Exactly as written, write out the lines below from the first to the one containing "import * as", inclusive. Pictures do not belong in the copy.

Information supplied:
/---
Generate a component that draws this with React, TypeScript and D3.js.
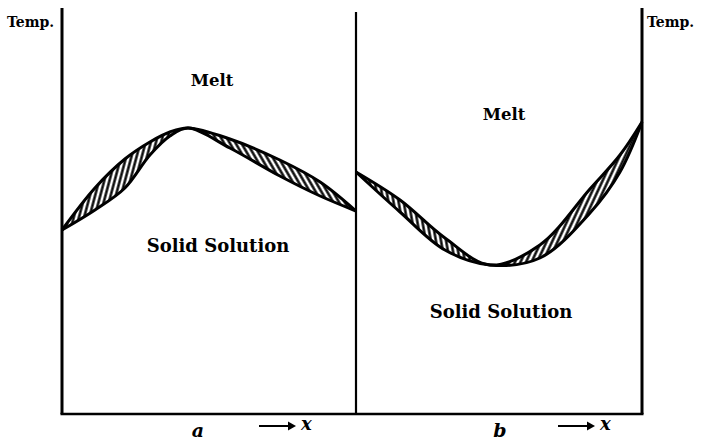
import React from "react";
import * as d3 from "d3";

// compositions (0..1) and temperatures (arbitrary units)
const compA = [0, 0.112, 0.214, 0.299, 0.367, 0.429, 0.571, 0.741, 0.878, 1];
const liquidusA = [46, 56.5, 63.75, 68, 70.5, 71.5, 68.75, 63.5, 58, 50.75];
const solidusA = [46, 51, 56.5, 64.75, 69.5, 71.5, 66.5, 59.5, 54.5, 50.75];
const touchA = 5; // maximum where both curves meet

const compB = [0, 0.154, 0.311, 0.469, 0.643, 0.818, 0.923, 1];
const liquidusB = [60.5, 53.5, 44, 37.25, 42.25, 56.25, 64.75, 73];
const solidusB = [60.5, 50.5, 41, 37.25, 39, 50.25, 60.5, 73];
const touchB = 3; // minimum

const panelLabels = ["a", "b"];
const axisTitle = "Temp.";

const W = 701;
const H = 443;
const left = 62;
const mid = 356;
const right = 642;
const bottom = 414;
const top = 8;

type Pt = { c: number; up: number; lo: number };

const y = d3.scaleLinear().domain([0, 100]).range([bottom, 14]);

const serif = "'DejaVu Serif', 'Liberation Serif', serif";
const curve = d3.curveCatmullRom.alpha(0.5);

function Panel({
  id,
  comp,
  liq,
  sol,
  touch,
  x0,
  x1,
  patterns,
}: {
  id: string;
  comp: number[];
  liq: number[];
  sol: number[];
  touch: number;
  x0: number;
  x1: number;
  patterns: string[];
}) {
  const x = d3.scaleLinear().domain([0, 1]).range([x0, x1]);
  const pts: Pt[] = comp.map((c, i) => ({ c, up: liq[i], lo: sol[i] }));
  const split = x(comp[touch]);
  const area = d3
    .area<Pt>()
    .x((d) => x(d.c))
    .y0((d) => y(d.lo))
    .y1((d) => y(d.up))
    .curve(curve);
  const upper = d3
    .line<Pt>()
    .x((d) => x(d.c))
    .y((d) => y(d.up))
    .curve(curve);
  const lower = d3
    .line<Pt>()
    .x((d) => x(d.c))
    .y((d) => y(d.lo))
    .curve(curve);
  const d = area(pts) || "";
  return (
    <g>
      <clipPath id={id + "L"}>
        <rect x={x0} y={0} width={split - x0} height={H} />
      </clipPath>
      <clipPath id={id + "R"}>
        <rect x={split} y={0} width={x1 - split} height={H} />
      </clipPath>
      <path d={d} fill={`url(#${patterns[0]})`} clipPath={`url(#${id}L)`} />
      <path d={d} fill={`url(#${patterns[1]})`} clipPath={`url(#${id}R)`} />
      <path d={upper(pts) || ""} fill="none" stroke="#000" strokeWidth={3} strokeLinejoin="round" />
      <path d={lower(pts) || ""} fill="none" stroke="#000" strokeWidth={3} strokeLinejoin="round" />
    </g>
  );
}

function Hatch({ id, angle }: { id: string; angle: number }) {
  return (
    <pattern
      id={id}
      patternUnits="userSpaceOnUse"
      width={5}
      height={10}
      patternTransform={`rotate(${angle})`}
    >
      <line x1={2.5} y1={0} x2={2.5} y2={10} stroke="#000" strokeWidth={2.4} />
    </pattern>
  );
}

export default function App() {
  return (
    <div style={{ position: "absolute", left: 0, top: 0 }}>
      <svg width={W} height={H} style={{ display: "block", background: "#fff" }}>
        <defs>
          <Hatch id="hA1" angle={15} />
          <Hatch id="hA2" angle={-30} />
          <Hatch id="hB1" angle={-10} />
          <Hatch id="hB2" angle={25} />
        </defs>

        <Panel id="pa" comp={compA} liq={liquidusA} sol={solidusA} touch={touchA} x0={left} x1={mid} patterns={["hA1", "hA2"]} />
        <Panel id="pb" comp={compB} liq={liquidusB} sol={solidusB} touch={touchB} x0={mid} x1={right} patterns={["hB1", "hB2"]} />

        {/* frame */}
        <line x1={left} y1={top} x2={left} y2={bottom} stroke="#000" strokeWidth={3} />
        <line x1={mid} y1={12} x2={mid} y2={bottom} stroke="#000" strokeWidth={2.2} />
        <line x1={right} y1={top} x2={right} y2={bottom} stroke="#000" strokeWidth={3} />
        <line x1={left - 1.5} y1={bottom} x2={right + 1.5} y2={bottom} stroke="#000" strokeWidth={2.6} />

        <g fontFamily={serif} fontWeight="bold" fill="#000">
          <text x={7} y={27} fontSize={14}>{axisTitle}</text>
          <text x={647} y={27} fontSize={14}>{axisTitle}</text>
          <text x={212} y={86} fontSize={16.5} textAnchor="middle">Melt</text>
          <text x={218} y={252} fontSize={18} textAnchor="middle">Solid Solution</text>
          <text x={504} y={120} fontSize={16.5} textAnchor="middle">Melt</text>
          <text x={501} y={318} fontSize={18} textAnchor="middle">Solid Solution</text>
          <text x={198} y={437} fontSize={19} fontStyle="italic" textAnchor="middle">{panelLabels[0]}</text>
          <text x={500} y={437} fontSize={19} fontStyle="italic" textAnchor="middle">{panelLabels[1]}</text>
          <text x={301} y={430} fontSize={18} fontStyle="italic">x</text>
          <text x={600} y={430} fontSize={18} fontStyle="italic">x</text>
        </g>

        {/* arrows */}
        {[[259, 296], [558, 595]].map(([a, b], i) => (
          <g key={i}>
            <line x1={a} y1={426} x2={b - 4} y2={426} stroke="#000" strokeWidth={1.8} />
            <path d={`M${b - 8},${421.5} L${b},426 L${b - 8},${430.5} Z`} fill="#000" />
          </g>
        ))}
      </svg>
    </div>
  );
}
\---
Completed exercise:
Generate a component that draws this with React, TypeScript and D3.js.
import React from "react";
import * as d3 from "d3";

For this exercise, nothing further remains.